8) I am now going down to Open Mic night in Rock Bottom. I thought about playing, but I think I'm just gonna watch and listen. Maybe next time.

Aloha!

Thursday, October 9, 2008

Mommy and Money

Let me take a moment to say this:

I love my Mommy!!!!

I don't know where I'd be without her. Stuck in college in Chicago, experiencing daily panic attacks, and not aware of half the awesome bands I currently love, probably. Even though I complain fairly frequently about food and parental frustrations and her occationally unreasonable requests (/orders), I am very thankful not only that she gave birth to me but that she has been my friend and council throughout my life thus far. She brings me out of stressful situations by telling me she'll handle things, and reminding me that things aren't so bad.

For instance, on Tuesday I had a meeting with my financial aid councilor here to figure out which financial aid could be applied to my studying abroad. Upon inquiring about this, I was given the news that we did not qualify for the Pell Grant or the Founder's Free Tuition program this year because our financial situation is a couple thousand dollars different. This means that instead of having one more year of tuition and bills paid for me by the government, I now need to secure student loans that will put me in debt for the forseeable future. Good job, Uncle Sam.

Understandably, I really just wanted to get out of the terrible councilor's terrible cubicle and go cry my eyes out somewhere, but instead had to listen to him go on for another twenty minutes about all the things I already knew I had to do. By the time I got out of the office I was feeling a bit panicky, and all my hopes and dreams of going abroad had been squashed under the heel of the Establishment.

I got out my cell phone and called Mom. I told her what had happened, and about how discouraged I was. We talked for a while, and finally I blurted out my worries about going abroad when we had so little money, to which she replied that if I was going to have to take money out to finish college, I might as well be paying for what I want. This immediately cheered me up, and made the sky seem a tad less grey (but not much, since it'd been pouring for hours).
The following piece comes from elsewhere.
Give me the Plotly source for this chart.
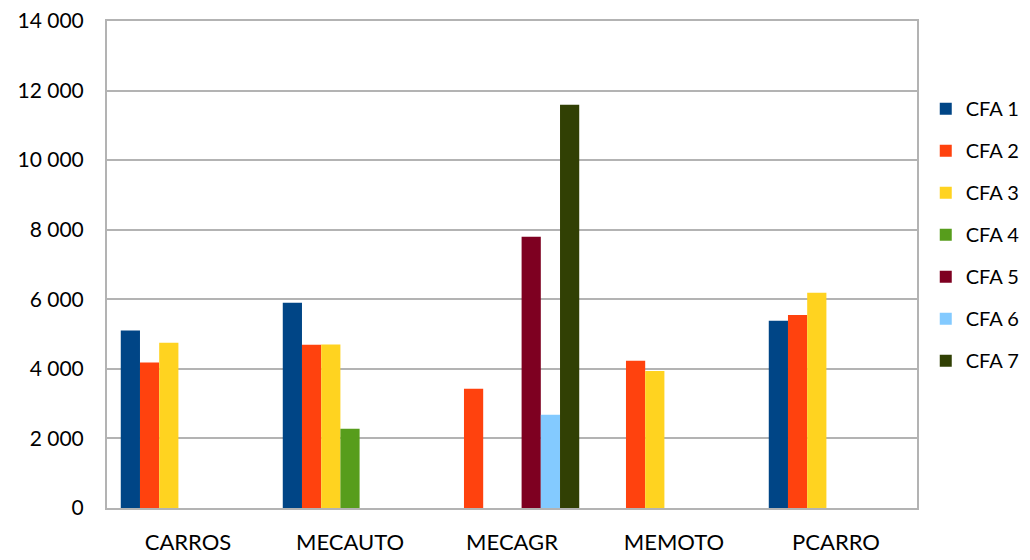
import plotly.graph_objects as go

categories = ["CARROS", "MECAUTO", "MECAGR", "MEMOTO", "PCARRO"]
series_names = ["CFA 1", "CFA 2", "CFA 3", "CFA 4", "CFA 5", "CFA 6", "CFA 7"]
cfa1 = [5100, 5900, None, None, 5380]
cfa2 = [4180, 4690, 3430, 4230, 5550]
cfa3 = [4750, 4700, None, 3940, 6190]
cfa4 = [None, 2280, None, None, None]
cfa5 = [None, None, 7800, None, None]
cfa6 = [None, None, 2680, None, None]
cfa7 = [None, None, 11590, None, None]
colors = ["#004586", "#ff420e", "#ffd320", "#579d1c", "#7e0021", "#83caff", "#314004"]
y_ticks = [0, 2000, 4000, 6000, 8000, 10000, 12000, 14000]
y_labels = ["0", "2 000", "4 000", "6 000", "8 000", "10 000", "12 000", "14 000"]

series = [cfa1, cfa2, cfa3, cfa4, cfa5, cfa6, cfa7]

fig = go.Figure()
for i, (name, vals) in enumerate(zip(series_names, series)):
    fig.add_trace(go.Bar(
        x=categories, y=vals, name=name,
        marker=dict(color=colors[i], line=dict(width=0)),
        legendgroup=name,
    ))

font_family = "Lato, 'Open Sans', sans-serif"
grid_col = "#b3b3b3"
# page body has an 8px margin, so the figure is drawn 8px smaller
W, H = 1022, 552

fig.update_layout(
    width=W, height=H,
    margin=dict(l=0, r=0, t=0, b=0, autoexpand=False),
    barmode="group", bargap=0.17, bargroupgap=0,
    plot_bgcolor="white", paper_bgcolor="white",
    font=dict(family=font_family, size=21, color="#000000"),
    legend=dict(
        x=0.898, y=0.853, xanchor="left", yanchor="top",
        font=dict(family=font_family, size=20, color="#000000"),
        tracegroupgap=13, itemwidth=30,
        bgcolor="rgba(0,0,0,0)",
    ),
    xaxis=dict(
        domain=[99 / W, 909 / W],
        showline=True, linecolor=grid_col, linewidth=2, mirror=True,
        ticks="", ticklabelstandoff=14, automargin=False,
        tickfont=dict(family=font_family, size=22),
    ),
    yaxis=dict(
        domain=[52 / H, 539 / H],
        range=[0, 14000], tickvals=y_ticks, ticktext=y_labels,
        showgrid=True, gridcolor=grid_col, gridwidth=1.5,
        showline=True, linecolor=grid_col, linewidth=2, mirror=True,
        zeroline=False, ticks="", ticklabelstandoff=17, automargin=False,
        ticklabeloverflow="allow",
        tickfont=dict(family=font_family, size=21),
    ),
)

fig.write_html("out.html")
I got on the bus back to St. Paul feeling a bit happier, and trying to figure out the logistics of money and currency and exchange rates. God willing, I'm going to be staying at the St. Paul campus and going to Scotland. My family is great, I'm currently happy, I get a nice loft bed in good accommodations with food (sometimes good, sometimes not). I have nice clothes, I have the love of my friends, and I have fictional characters and an imagination, and my music. Everything is going to be fine.

Sunday, October 5, 2008

Stream of Consciousness. And love.

I love learning things about cool new people. I love finding music in common. I love music. I love joking around with my roommate. I love cleaning our sink. I love being more complicated than the box allows. I love writing in my own answers. I love the realization that I don't know anything yet. I love going to the 24 hour grocery store with my best friend at two in the morning, and racing matchbox cars down the deserted isles. I love water. I love October air. I love crappy songs I used to identify with. I love playing guitar with a guy I just met. I love hiding from the RAs when we have a hall meeting. I love being 20 and 1/2 in two days. I love really good, hearty, whole wheat bread. I luv speling foneticly. I love having really talented friends. I love my friends. I love a strategically placed swear word. I love my desire to be a better person. I love my infatuation with romance. I love my middle name, and it's namesake. I love my need to learn new things. I love dogs. I love the way you make me feel. I love the person I'm going to marry someday. I love the uncertanty of not knowing who it will be. I love Reeses Puffs for a midnight snack. I love playing with the hamsters that live illegally across the hall. I love my chickens. I love growing things organically. I love listening to stories about the Trinity Tacklebox in church. I love St. John's. I love understanding, loving, helpful adults. I love being treated like an adult when I want to be. I love being a kid the rest of the time. I love the fact that I'm just coming up to the age of peak physical condition. I love the U of M. I love Northfield, Minnesota. I love a challange. I love hitting the snooze button. I love all of the possibilities that I contain. I love all of the things I've inherrited. I am in love with life just now.